Wednesday, July 27, 2011

In Which Carnita and Lachlan Have Tacos

I left Lachlan a clever voice mail over the weekend: "This is a public service message for Lachlan MacMurray from the offices of the Department of Friends With Benefits. We would like to arrange a friendly meet and greet luncheon with you sometime this week at your convenience..."

So he met me for lunch today at a great little taco shop right down the street from his studio. It was fine and friendly. He asked how Simon is doing, I asked how his son is doing, and we talked about Transformus.

The only remarkable thing about it to me is noticing how capable I was of feeling quite jealous over him. I asked if he planned to go to the annual post-Transformus dance party redux this weekend, and he said that of course he will go but he already has a date. I got more uncomfortable than I would have thought when I heard this, and I started to revise my whole plan to go. The idea of seeing him with another woman--who no doubt is likely to demand exclusivity from him soon--made my stomach churn and my eyes flush with fire. I don't like that feeling at all.

As we were saying goodbye...

Lachlan: You should come! There will be lots of other fun people there. Why don't you want to go?

Me: Well, it's like this. I am not above jealousy. I am capable of feeling it, just less than most people do and with a stronger commitment never to act on it. I feel like seeing you with another woman so soon could trigger that.

And then, bafflingly, he smiles?? Not sure how to take that. But then he diverted the conversation to an explanation of who she is, and he sortof noncommittally said that he didn't think he would be okay with it if she asked him not to see other people at this point. And then, he says, "I really had an amazing time with you at Transformus. That's some of the best sex I've ever had in my life." Yeah, Lachlan, I know. We were both there, and it was earth-shakingly hot.

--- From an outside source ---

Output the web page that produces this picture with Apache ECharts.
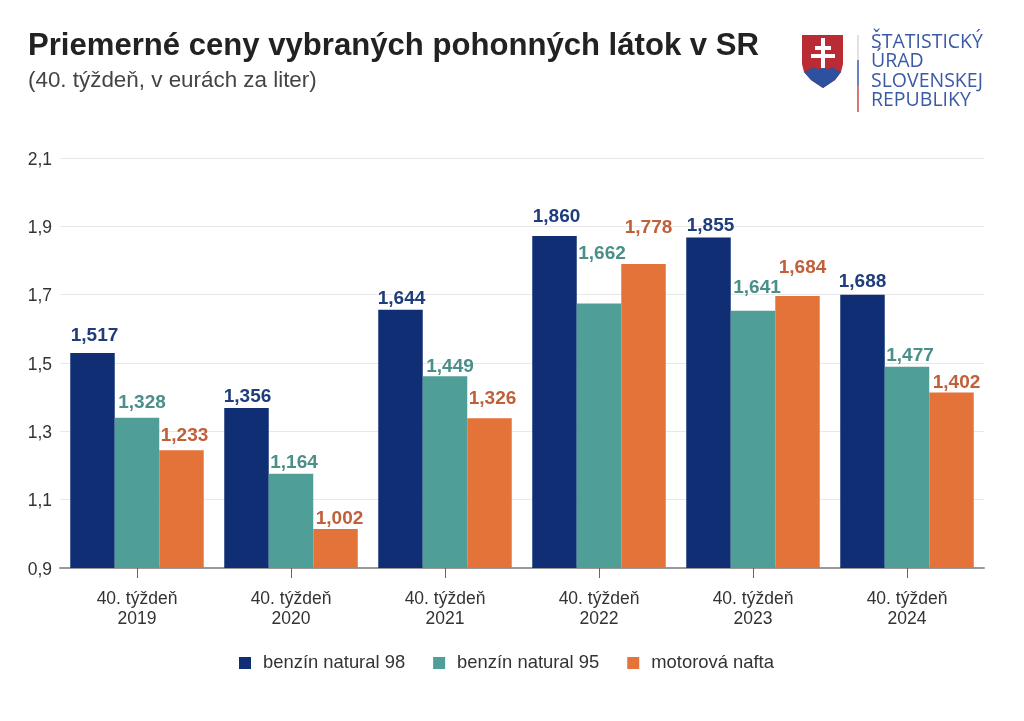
<!DOCTYPE html>
<html lang="sk">
<head>
<meta charset="UTF-8">
<title>Priemerné ceny</title>
<script src="https://cdn.jsdelivr.net/npm/echarts@6/dist/echarts.min.js"></script>
<style>
html,body{margin:0;padding:0;background:#fff;}
#chart{width:1024px;height:721px;}
</style>
</head>
<body>
<div id="chart"></div>
<script>
const categories = ['40. týždeň\n2019','40. týždeň\n2020','40. týždeň\n2021','40. týždeň\n2022','40. týždeň\n2023','40. týždeň\n2024'];
const natural98 = [1.517,1.356,1.644,1.860,1.855,1.688];
const natural95 = [1.328,1.164,1.449,1.662,1.641,1.477];
const nafta = [1.233,1.002,1.326,1.778,1.684,1.402];

// posun popisov oproti stlpcu [x,y], v originale su popisy rucne poposuvane
const shift98 = [[2,-1],[1,5],[1,6],[2,-3],[2,5],[0,4]];
const shift95 = [[5,2],[3,6],[5,7],[3,-33],[4,-6],[3,6]];
const shiftNafta = [[3,2],[4,6],[3,-3],[5,-20],[5,-12],[5,7]];

const font = 'Liberation Sans, Arial, sans-serif';
function fmt3(p){ return p.value.toFixed(3).replace('.',','); }
function makeSeries(name,data,shift,color,labelColor){
    return {
        name:name, type:'bar', yAxisIndex:1, barWidth:44.5, barGap:0,
        data:data.map(function(v,i){ return {value:v,label:{offset:shift[i]}}; }),
        itemStyle:{color:color},
        label:{show:true,position:'top',distance:7,formatter:fmt3,color:labelColor,
            fontFamily:font,fontSize:19,fontWeight:'bold'}
    };
}
const chart = echarts.init(document.getElementById('chart'));
chart.setOption({
    animation:false,
    backgroundColor:'#fff',
    title:{
        text:'Priemerné ceny vybraných pohonných látok v SR',
        subtext:'(40. týždeň, v eurách za liter)',
        left:28, top:31, padding:0, itemGap:8,
        textStyle:{fontFamily:font,fontSize:31.1,fontWeight:'bold',color:'#222'},
        subtextStyle:{fontFamily:font,fontSize:22.4,color:'#444'}
    },
    legend:{
        left:239, top:654, padding:0, itemWidth:12, itemHeight:12, itemGap:28, icon:'rect',
        textStyle:{fontFamily:font,fontSize:18.4,color:'#333',padding:[0,0,0,7]}
    },
    grid:{left:60,right:40,top:158,bottom:153},
    xAxis:{
        type:'category', data:categories,
        axisTick:{show:true,alignWithLabel:true,length:10,lineStyle:{color:'#666',width:1}},
        axisLine:{lineStyle:{color:'#999',width:2}},
        axisLabel:{fontFamily:font,fontSize:17.5,color:'#333',lineHeight:20,margin:21}
    },
    yAxis:[{
        type:'value', min:0.9, max:2.1, interval:0.2,
        axisLine:{show:false}, axisTick:{show:false},
        splitLine:{lineStyle:{color:'#e8e8e8'}},
        axisLabel:{margin:8,
            rich:{t:{fontFamily:font,fontSize:17.5,color:'#333',padding:[4,0,0,0]}},
            formatter:function(v){return '{t|'+v.toFixed(1).replace('.',',')+'}';}}
    },{
        // stlpce v originale stoja o kusok vyssie nez mriezka, preto skryta os
        type:'value', min:0.888, max:2.088, show:false, splitLine:{show:false}
    }],
    series:[
        makeSeries('benzín natural 98',natural98,shift98,'#0f2e73','#1f3d7d'),
        makeSeries('benzín natural 95',natural95,shift95,'#4f9f98','#4a8f88'),
        makeSeries('motorová nafta',nafta,shiftNafta,'#e4733a','#c0603a')
    ],
    graphic:[
        {type:'rect',shape:{x:857,y:35,width:2,height:25},style:{fill:'#e2e2e2'}},
        {type:'rect',shape:{x:857,y:60,width:2,height:26},style:{fill:'#6a82bd'}},
        {type:'rect',shape:{x:857,y:86,width:2,height:26},style:{fill:'#d9767b'}},
        {type:'polygon',shape:{points:[[802,35],[843,35],[843,64],[841,72],[835,80],[823,88],[811,80],[804,72],[802,64]]},style:{fill:'#b92b35'}},
        {type:'polygon',shape:{points:[[804,72],[809,70],[814,67],[819,70],[823,66],[828,70],[832,67],[837,70],[841,72],[835,80],[823,88],[811,80]]},style:{fill:'#2f4f9f'}},
        {type:'rect',shape:{x:821,y:38,width:4,height:30},style:{fill:'#fff'}},
        {type:'rect',shape:{x:815,y:46,width:16,height:4},style:{fill:'#fff'}},
        {type:'rect',shape:{x:811,y:54,width:24,height:4},style:{fill:'#fff'}},
        {type:'text',left:871,top:32,style:{text:'ŠTATISTICKÝ\nÚRAD\nSLOVENSKEJ\nREPUBLIKY',
            font:'19.5px "Open Sans", sans-serif',fill:'#3a5aa3',lineHeight:19.5}}
    ]
});
</script>
</body>
</html>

I definitely remember.

After he left, I didn't feel like I'd said quite everything I meant to, so the ensuing text message exchange went as follows:

Me: Yep, I'd certainly be pleased if you waited a minute on promising things to someone. I don't feel at all finished with your body.

Lachlan: Sweet, fair enough!

Me: I have no real negotiation power I realize, but I'm asking for the gift of your consideration, friend.

...And I do so hope that he keeps himself out from under the monogamy knife for a while yet. I don't know whether to go to this party and risk getting confused and feeling lonely. i

Getting involved with monogs people is stressful. After I work out the rest of my story with him, I might have to call it quits on playing with fire like this. But in my defense, I did set out a few months ago with the express purpose of doing a lot of experiential learning and experimentation that I know very well can earn me some scars. I need to learn, though, so bring it on.